A Person Always Knows What’s Going On

I just want to address another unspoken secret – that each individual understands precisely what makes him or her do what they do! This runs contrary to what many people believe – including some psychoanalysts and psychotherapists. The belief is that people lack awareness or lack insight or need to understand what underlies their behaviour – anxiety, depression, illness, delusion, illusion, violence, whatever. The experts believe that their job is to provide the person with insights into their behaviour or to bring them to awareness of what made them act in ways that are threatening to themselves or to others. There are also many parents and teaches who feel they know what is best for children and young people and, accordingly, provide advice, whether or not requested. The difficulty with such superiority – ‘that I know what’s best for you’ or ‘I can understand you better than you can understand yourself’ – is that it shows no belief in the person addressed and fails to mirror the understanding that is present within that person. Advice-giving and providing awareness also blocks the person examining their own interiority and finding their own answers. Furthermore, the answers provided by others may be totally off the mark of what is really going on for the other person. In any case, solutions provided by any expert are all about the expert and his or her present level of maturity. It is far more mature to proved the unconditional loving and safe environment for the person to access their own understanding and determine their own solutions

A pertinent question here is: how can you say somebody always know what’s going on for him (or her)? Surely, for example, a male partner that is violent towards his female partner can hardly be seen to understand what drives him to such a violent means of control! The answer is that understanding lies at an unconscious level. The man who is being aggressive creates his defensive responses in order to protect himself from abandonment; the purpose of his violence is to ensure his partner does not leave him or reject him. His experience as a child would have been that his individual presence did not spontaneously gain unconditional love and approval. In the face of such abandonment he cleverly creates an alternative and substitute means of having his wholeness held – aggression – a forcing of another to be there for him. All of these defensive responses are created by him – albeit unconsciously – but, nevertheless he knows at that unconscious level that he had to develop these responses in order to survive the experiences of abandonment. Surely, it makes sense that when the person unconsciously creates the defence, he knows exactly why he is doing it. However, he needs to keep that knowing and understanding below consciousness, because it would be far too painful to live with the every moment consciousness of harsh abandonment.

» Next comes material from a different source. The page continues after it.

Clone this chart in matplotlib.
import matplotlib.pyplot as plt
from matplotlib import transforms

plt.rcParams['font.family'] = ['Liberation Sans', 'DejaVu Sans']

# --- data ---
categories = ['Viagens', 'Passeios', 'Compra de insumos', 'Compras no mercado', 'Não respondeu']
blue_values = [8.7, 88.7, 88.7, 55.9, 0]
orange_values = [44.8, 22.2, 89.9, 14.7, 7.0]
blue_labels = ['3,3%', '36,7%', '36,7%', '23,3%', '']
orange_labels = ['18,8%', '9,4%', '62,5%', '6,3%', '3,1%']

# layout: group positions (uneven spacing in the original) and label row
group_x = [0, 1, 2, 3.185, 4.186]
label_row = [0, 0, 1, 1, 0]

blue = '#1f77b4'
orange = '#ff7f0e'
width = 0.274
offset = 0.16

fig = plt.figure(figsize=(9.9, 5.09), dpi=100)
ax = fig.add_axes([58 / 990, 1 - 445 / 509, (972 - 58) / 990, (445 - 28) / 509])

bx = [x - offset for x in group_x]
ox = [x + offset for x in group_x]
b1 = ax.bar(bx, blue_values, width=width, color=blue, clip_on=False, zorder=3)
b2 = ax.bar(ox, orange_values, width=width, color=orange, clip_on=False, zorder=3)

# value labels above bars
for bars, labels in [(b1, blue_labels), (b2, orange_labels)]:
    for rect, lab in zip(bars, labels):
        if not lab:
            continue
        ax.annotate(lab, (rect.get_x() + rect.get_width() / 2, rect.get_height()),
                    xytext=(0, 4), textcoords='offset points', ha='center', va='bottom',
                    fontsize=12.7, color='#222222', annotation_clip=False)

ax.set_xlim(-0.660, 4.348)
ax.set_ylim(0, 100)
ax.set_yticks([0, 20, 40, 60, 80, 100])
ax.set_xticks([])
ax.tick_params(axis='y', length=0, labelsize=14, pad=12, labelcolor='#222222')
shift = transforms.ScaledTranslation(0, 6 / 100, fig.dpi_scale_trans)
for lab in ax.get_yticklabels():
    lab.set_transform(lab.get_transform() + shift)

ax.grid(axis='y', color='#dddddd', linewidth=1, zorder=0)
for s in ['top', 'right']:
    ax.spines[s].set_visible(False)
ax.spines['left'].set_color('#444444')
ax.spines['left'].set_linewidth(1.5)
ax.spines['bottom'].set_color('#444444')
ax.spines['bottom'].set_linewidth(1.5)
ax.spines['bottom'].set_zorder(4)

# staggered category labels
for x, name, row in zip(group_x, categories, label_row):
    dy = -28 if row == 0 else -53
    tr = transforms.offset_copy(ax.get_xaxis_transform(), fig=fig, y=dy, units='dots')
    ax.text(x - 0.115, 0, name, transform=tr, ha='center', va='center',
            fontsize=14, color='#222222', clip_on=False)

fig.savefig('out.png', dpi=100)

In helping a person in distress, the realisation that the person understands is paramount. The intention of helping the person would be to create the unconditional loving environment and physical, emotional, intellectual and social safety for the understanding that is below the surface to rise up into consciousness. I recall working with a man who, in his own words, treated his son ‘like shit.’ When safety was established I asked him ‘what do you feel leads you to be so harsh with your son?’ The answer was spontaneous: ‘because I see myself as a lump of shit.’

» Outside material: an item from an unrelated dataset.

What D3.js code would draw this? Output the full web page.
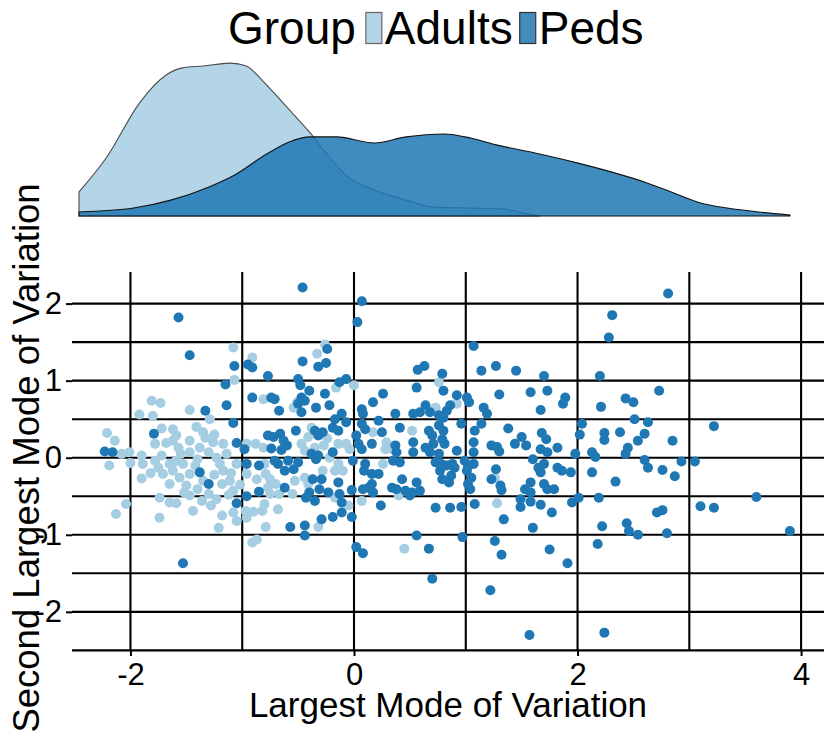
<!DOCTYPE html>
<html><head><meta charset="utf-8">
<script src="https://cdn.jsdelivr.net/npm/d3@7"></script>
<style>html,body{margin:0;padding:0;background:#fff}svg{display:block}text{font-family:"Liberation Sans",Arial,sans-serif;fill:#000}</style>
</head><body><svg id="c" width="830" height="738"></svg>
<script>
// ---------- data ----------
const groups = ["Adults", "Peds"];
const pointColors = ["#a6cee3", "#1f78b4"];
const xTicks = [-2, 0, 2, 4];
const yTicks = [-2, -1, 0, 1, 2];
const xGridMinor = [-1, 1, 3];
const yGridMinor = [-2.5, -1.5, -0.5, 0.5, 1.5];

const adultsX = [-1.07,-1.81,-1.73,-1.92,-1.80,-1.47,-1.29,-1.41,-1.72,-1.62,-1.59,-1.68,-1.78,-2.21,-2.14,-2.08,-2.01,-2.19,-2.00,-1.90,-1.89,-1.90,-1.78,-1.72,-1.75,-1.65,-1.57,-1.47,-1.47,-1.33,-1.26,-1.38,-1.30,-1.17,-1.14,-1.23,-1.40,-1.53,-1.62,-1.71,-1.65,-1.56,-1.47,-1.50,-1.40,-1.30,-1.23,-1.17,-1.11,-1.18,-1.08,-1.05,-0.96,-0.88,-0.81,-0.96,-0.87,-0.79,-1.08,-0.97,-0.90,-0.82,-1.05,-0.96,-0.79,-0.91,-0.87,-1.18,-1.21,-1.44,-1.65,-1.59,-1.74,-1.74,-2.04,-2.13,-1.36,-1.47,-0.81,
 -0.16,0.00,-0.51,-0.54,0.52,0.76,0.73,-0.47,-0.41,-0.38,-0.44,-0.35,-0.27,-0.24,-0.14,-0.07,-0.04,-0.22,-0.14,-0.17,-0.10,-0.28,-0.80,-0.75,-0.77,-0.70,-0.67,-0.75,-0.80,-0.53,-0.55,-0.44,-0.41,-0.17,-0.05,-0.32,-0.68,0.07,0.26,0.40,0.17,0.29,0.28,0.34,0.45,
 0.92,1.26,1.28,-1.08,-0.91,-0.26,-0.33,
 -1.62,-1.55,-1.42,-1.35,-1.25,-1.20,-1.10,-1.02,-1.12,-1.28,-1.52,-1.60,-1.82,-1.25,-1.35];
const adultsY = [1.01,0.74,0.71,0.56,0.54,0.62,0.50,0.40,0.38,0.37,0.29,0.19,0.18,0.32,0.22,0.05,0.07,-0.10,-0.07,0.03,-0.08,-0.27,-0.04,0.03,-0.13,-0.08,0.13,0.22,0.07,0.26,0.20,0.13,0.07,0.18,0.05,0.00,-0.02,-0.08,-0.17,-0.21,-0.34,-0.26,-0.21,-0.36,-0.41,-0.47,-0.54,-0.17,-0.30,-0.34,-0.43,-0.08,0.18,0.18,0.13,-0.21,-0.28,-0.21,-0.71,-0.69,-0.70,-0.69,-0.82,-0.78,-0.90,-1.10,-1.06,-0.75,-0.91,-0.69,-0.58,-0.59,-0.52,-0.78,-0.60,-0.73,-0.56,-0.49,0.76,
 0.91,0.94,0.72,0.65,0.35,0.98,0.65,0.18,0.27,0.39,0.09,0.13,0.16,0.25,0.18,0.18,0.11,0.00,-0.08,-0.17,-0.17,-0.17,-0.08,-0.28,-0.39,-0.34,-0.47,-0.47,-0.60,-0.30,-0.47,-0.26,-0.34,-0.52,-0.62,-0.90,-0.67,-0.56,-0.08,-0.49,0.33,0.20,0.11,0.11,-1.18,
 0.70,-0.26,-0.59,1.43,1.30,1.47,1.35,
 0.22,0.05,-0.10,-0.30,-0.22,-0.08,-0.20,-0.35,-0.48,-0.62,-0.45,-0.05,-0.20,0.30,0.33];

const pedsX = [-1.15,-0.91,-1.33,-1.14,-1.08,-1.79,-2.23,-2.16,-1.38,-1.30,-1.05,-0.98,-0.96,-0.85,-0.85,-0.96,-1.05,
 -0.46,0.07,-1.57,0.03,2.81,2.31,2.28,1.07,-1.47,-1.07,-0.95,-0.91,-0.24,-0.46,-0.25,-0.32,0.63,0.57,1.14,1.27,1.45,
 -0.77,-0.50,-0.48,-0.13,-0.07,-0.40,-0.26,-0.47,-0.74,-0.71,-0.67,-0.50,-0.44,-0.47,-0.34,-0.22,-0.11,-0.17,-0.19,-0.14,-0.07,0.07,0.08,0.07,0.17,0.26,0.22,0.37,0.41,0.56,0.79,0.53,0.59,0.64,0.68,0.76,0.67,0.70,0.76,0.79,0.71,0.64,0.68,0.76,0.73,0.77,0.79,0.53,0.56,0.73,0.56,0.67,-0.77,-0.72,-0.66,-0.63,-0.60,-0.65,-0.74,-0.52,-0.35,-0.32,-0.28,-0.38,-0.32,-0.34,-0.50,-0.59,-0.71,-0.68,-0.62,-0.54,-0.19,-0.01,-0.62,-0.37,-0.29,-0.31,-0.40,-0.43,-0.35,-0.23,-0.14,-0.13,-0.11,-0.11,-0.02,-0.19,-0.29,-0.44,-0.57,-0.44,-0.02,0.09,0.10,0.16,0.22,0.13,0.17,0.08,0.16,0.24,0.35,0.41,0.43,0.34,0.38,0.46,0.50,0.52,0.59,0.10,0.16,0.07,0.02,0.04,0.25,0.37,0.38,0.53,
 1.70,2.20,0.80,0.92,1.01,1.03,0.83,0.86,0.80,1.16,1.19,1.30,1.58,1.73,1.67,1.89,1.87,2.21,0.96,1.14,1.08,1.38,1.50,1.44,1.54,1.68,1.72,1.67,1.73,1.82,2.04,2.02,2.24,2.24,2.13,2.16,1.98,0.80,0.81,0.92,1.07,1.07,0.78,0.83,0.90,0.99,1.02,1.07,1.01,1.05,1.02,1.04,0.87,0.85,0.88,1.23,1.28,1.30,1.27,1.23,1.31,1.32,1.60,1.65,1.70,1.67,1.82,1.86,1.94,1.58,1.53,1.58,1.70,1.73,1.79,2.13,1.49,1.49,1.58,1.67,1.77,1.34,1.60,0.86,0.96,1.08,1.95,2.01,2.19,2.22,0.97,1.26,1.75,2.18,
 2.73,2.43,2.50,2.51,2.63,2.38,2.60,2.54,2.85,2.45,2.43,3.22,2.60,2.63,2.76,2.87,2.93,3.05,2.34,3.60,3.10,3.22,2.71,2.76,2.44,2.46,2.54,2.80,3.90,
 -1.53,0.02,0.08,1.32,1.91,0.70,1.22,1.57,2.24];
const pedsY = [0.95,0.78,0.61,0.68,0.45,0.31,0.08,0.07,-0.19,-0.34,0.19,0.11,-0.08,-0.10,-0.44,-0.50,-0.59,
 2.21,2.03,1.82,1.76,2.13,1.85,1.56,1.45,1.33,1.19,1.21,1.17,1.41,1.25,1.23,1.18,1.19,1.14,1.13,1.19,1.13,
 1.06,1.02,0.94,0.98,1.02,0.87,0.83,0.78,0.78,0.76,0.61,0.70,0.74,0.59,0.65,0.68,0.57,0.50,0.39,0.35,0.46,0.63,0.57,0.44,0.72,0.83,0.48,0.57,0.39,0.91,1.09,0.57,0.59,0.68,0.59,0.55,0.35,0.29,0.42,0.24,0.18,0.13,0.07,0.05,-0.06,-0.17,-0.28,0.07,-0.32,-0.65,-1.01,-1.18,0.29,0.27,0.31,0.22,0.16,0.10,0.12,0.35,0.35,0.29,0.33,0.05,0.03,-0.02,-0.06,-0.04,-0.04,-0.08,-0.17,-0.15,0.07,-0.04,-0.39,-0.28,-0.28,-0.41,-0.45,-0.52,-0.56,-0.45,-0.32,-0.47,-0.58,-0.71,-0.77,-0.77,-0.80,-0.88,-0.90,-1.01,-0.42,-0.17,-0.08,-0.21,-0.21,-0.39,-0.45,-0.41,-0.34,-0.62,-0.04,-0.06,-0.28,-0.39,-0.41,-0.43,-0.49,-0.45,-0.43,0.37,0.18,0.11,0.29,0.18,0.33,0.16,0.07,0.20,
 1.06,1.06,0.87,0.81,0.78,0.72,0.61,0.68,0.52,0.65,0.57,0.82,0.85,0.87,0.62,0.78,0.70,0.66,0.44,0.44,0.35,0.38,0.27,0.18,0.16,0.32,0.24,0.11,0.07,0.13,0.44,0.30,0.32,0.23,0.07,0.01,0.05,0.35,0.18,0.09,0.20,0.07,-0.08,-0.10,-0.13,-0.04,-0.11,-0.08,-0.17,-0.26,-0.34,-0.41,-0.23,-0.32,-0.08,0.16,0.14,0.08,-0.15,-0.28,-0.36,-0.42,-0.02,-0.13,-0.08,-0.19,-0.13,-0.17,-0.19,-0.32,-0.41,-0.45,-0.34,-0.41,-0.41,-0.19,-0.54,-0.64,-0.57,-0.61,-0.71,-0.80,-0.91,-0.65,-0.64,-0.60,-0.58,-0.52,-0.52,-0.89,-1.03,-1.08,-1.19,-1.12,
 0.87,0.77,0.72,0.50,0.46,0.33,0.31,0.22,0.22,0.13,0.05,0.41,-0.03,-0.13,-0.16,-0.24,-0.05,-0.05,-0.31,-0.51,-0.63,-0.65,-0.71,-0.68,-0.85,-0.95,-1.00,-0.98,-0.95,
 -1.37,-1.16,-1.24,-1.26,-1.37,-1.57,-1.72,-2.30,-2.27];

// marginal density curves
const adultsDensX = [-2.21,-1.97,-1.69,-1.46,-1.32,-1.14,-0.91,-0.77,-0.635,-0.50,-0.36,-0.22,-0.084,0.106,0.33,0.605,0.837,1.164,1.44,1.62,1.76];
const adultsDensY = [0.091,0.223,0.427,0.533,0.560,0.567,0.578,0.567,0.514,0.450,0.382,0.314,0.238,0.147,0.098,0.060,0.034,0.030,0.026,0.011,0];
const pedsDensX = [-2.21,-1.74,-1.42,-1.09,-0.87,-0.635,-0.40,-0.22,0.01,0.33,0.605,0.93,1.16,1.39,1.715,2.085,2.40,2.68,2.91,3.14,3.37,3.64,3.91];
const pedsDensY = [0.015,0.030,0.060,0.110,0.155,0.223,0.280,0.299,0.299,0.276,0.299,0.310,0.295,0.268,0.238,0.200,0.163,0.125,0.087,0.049,0.030,0.015,0.004];

// ---------- drawing ----------
const svg = d3.select("#c");
const font = '"Liberation Sans",Arial,sans-serif';

const x = d3.scaleLinear().domain([-2.523, 4.205]).range([72, 824]);
const y = d3.scaleLinear().domain([-2.508, 2.41]).range([651, 272]);
const dx = d3.scaleLinear().domain([-2.21, 3.91]).range([79, 790]);
const dy = d3.scaleLinear().domain([0, 0.62]).range([216, 52]);

// grid
const grid = svg.append("g");
const yAll = yTicks.concat(yGridMinor);
grid.selectAll("line.h").data(yAll).join("line")
  .attr("x1", 72).attr("x2", 824)
  .attr("y1", d => y(d)).attr("y2", d => y(d))
  .attr("stroke", "#000").attr("stroke-width", 2.1);
const xAll = xTicks.concat(xGridMinor);
grid.selectAll("line.v").data(xAll).join("line")
  .attr("x1", d => x(d)).attr("x2", d => x(d))
  .attr("y1", 272).attr("y2", 651)
  .attr("stroke", "#000").attr("stroke-width", 2.1);

// axes (ticks + labels)
const xAxis = d3.axisBottom(x).tickValues(xTicks).tickSize(5).tickPadding(7).tickFormat(d3.format("d"));
const gx = svg.append("g").attr("transform", "translate(0,651)").call(xAxis);
gx.select(".domain").remove();
gx.selectAll(".tick line").attr("stroke", "#000").attr("stroke-width", 2);
gx.selectAll(".tick text").attr("font-family", font).attr("font-size", 31).attr("fill", "#000")
  .text(d => d < 0 ? "-" + Math.abs(d) : d);

const yAxis = d3.axisLeft(y).tickValues(yTicks).tickSize(6).tickPadding(4).tickFormat(d3.format("d"));
const gy = svg.append("g").attr("transform", "translate(72,0)").call(yAxis);
gy.select(".domain").remove();
gy.selectAll(".tick line").attr("stroke", "#000").attr("stroke-width", 2);
gy.selectAll(".tick text").attr("font-family", font).attr("font-size", 31).attr("fill", "#000")
  .text(d => d < 0 ? "-" + Math.abs(d) : d);

// points
const adults = adultsX.map((v, i) => ({x: v, y: adultsY[i], g: 0}));
const peds = pedsX.map((v, i) => ({x: v, y: pedsY[i], g: 1}));
svg.append("g").selectAll("circle").data(adults.concat(peds)).join("circle")
  .attr("cx", d => x(d.x)).attr("cy", d => y(d.y)).attr("r", 5)
  .attr("fill", d => pointColors[d.g]);

// density (semi-transparent fills, Peds on top)
const line = d3.line().x(d => dx(d[0])).y(d => dy(d[1])).curve(d3.curveMonotoneX);
const area = d3.area().x(d => dx(d[0])).y0(dy(0)).y1(d => dy(d[1])).curve(d3.curveMonotoneX);
const dens = [adultsDensX.map((v, i) => [v, adultsDensY[i]]), pedsDensX.map((v, i) => [v, pedsDensY[i]])];
dens.forEach((pts, g) => {
  svg.append("path").attr("d", area(pts)).attr("fill", pointColors[g]).attr("fill-opacity", 0.85);
  const first = pts[0], last = pts[pts.length - 1];
  const outline = "M" + dx(first[0]) + "," + dy(0) + line(pts).replace(/^M/, "L") + "L" + dx(last[0]) + "," + dy(0) + "Z";
  svg.append("path").attr("d", outline).attr("fill", "none")
    .attr("stroke", g === 0 ? "#4a4a4a" : "#111").attr("stroke-width", 1.1);
});

// legend
const leg = svg.append("g");
const t0 = leg.append("text").attr("x", 228).attr("y", 44).attr("font-family", font).attr("font-size", 46).text("Group");
let cx = 228 + t0.node().getComputedTextLength() + 10;
groups.forEach((g, i) => {
  leg.append("rect").attr("x", cx).attr("y", 12.5).attr("width", 16).attr("height", 31)
    .attr("fill", pointColors[g === "Adults" ? 0 : 1]).attr("fill-opacity", 0.85)
    .attr("stroke", i === 0 ? "#666" : "#333").attr("stroke-width", 1.2);
  const t = leg.append("text").attr("x", cx + 19).attr("y", 44).attr("font-family", font).attr("font-size", 46).text(g);
  cx += 19 + t.node().getComputedTextLength() + 7;
});

// axis titles
svg.append("text").attr("x", 448).attr("y", 717).attr("text-anchor", "middle")
  .attr("font-family", font).attr("font-size", 35).text("Largest Mode of Variation");
svg.append("text").attr("transform", "translate(39,458) rotate(-90)").attr("text-anchor", "middle")
  .attr("font-family", font).attr("font-size", 36.5).text("Second Largest Mode of Variation");
</script></body></html>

It is very powerful and liberating when individuals in turmoil realise and understand the sources of their threatening behaviours. It is both an act of unconditional love and belief in them when we communicate that ‘I have no doubt that you have a deep inner understanding of what makes you act in the ways you do.’ When this understanding rises to consciousness the person feels strongly motivated to change the nature of his relationship with self and with others. Great patience is required because when an individual has been deeply hurt he is very slow to take again the risk of reaching out and responding in an authentic, real and spontaneous way. Sometimes, it can take years of patience and the provision of unconditional love before the person is willing to trust again. There is a wonderful anonymous saying that encourages patience: ‘I will wait patiently, even for an eternity, for you to become present to your precious life.’

Dr. Tony Humphreys practices as a clinical psychologist and is author of several books on practical psychology, including Whose Life Are You Living?